Saturday, January 18, 2025

Meet Samara Lubbe, Botswana’s professional tattoo artist

People get tattoos or are ‘inked’ for many reasons. Some do it for spontaneity, drunkenness, rebellion, expression or even aesthetics. However, most people get inked because tattoos carry sentimental weight.

For example, famous footballer and style icon David Beckham has tattoos of his children on different parts of his body. The more popular tattoos are angel wings, Chinese symbols, dolphins, roses and believe it or not the morbid human skull and the conational spots that people have inked on their shoulders, lower back and neck. Women just do it to look sexy and some women ink the conational spots on their intimate body parts.

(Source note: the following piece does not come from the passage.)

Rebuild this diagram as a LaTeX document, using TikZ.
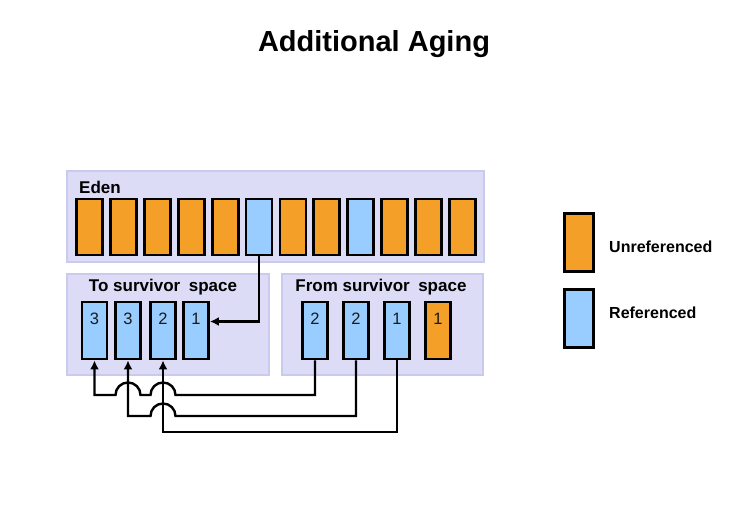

The tattooing business seems to be lucrative, especially in urban areas like Gaborone and Francistown, where nowadays almost every other person on the street has one.

If you are going to have a tattoo, it’s important that you choose the right one.

There are not many professional tattoos artists in Botswana, and many people opt to cross the border to get tattooed by a professional in South Africa. After all, if something goes wrong you want to be able to hold someone accountable.

Samara Lubbe is one of the few professionally trained tattoo artist in the country. She has a tattoo studio in Gaborone and she has grown herself quite a reputation as one of the best. So if you are looking to get inked, she is the person to see.

The 23 year old owns and runs a residential tattoo parlour called Skin Deep in Gaborone’s Village suburbs. She says she advertises her business mainly through word of mouth and social networks. Her parlour has been in operation since 2010 and has been growing by leaps and bounds ever since.

“Most of my customers are youth, either employed or students. Professionally, I am drawn to drawing, sculpture, mixed media, illustration, cartoons, anime and body art.

Figurative art also intrigues me, whether it is old school, contemporary or animated. I enjoy drawing, as well as sculpting with different medium the most, I love mixing it up as it holds the challenge of new discoveries,” she said.

She charges a minimum P350 for a simple tattoo. She said she once did an enormous tattoo that she charged up to P4000.

Although she has spent most of her life living in Botswana, Lubbe holds an Arts diploma from London. As part of her final assessment, she had to tattoo five people and her unique talent of fine artistry impressed her volunteers and teachers. She has even attended further studies in Toronto and is toying with the idea of going to gain more experience in Europe.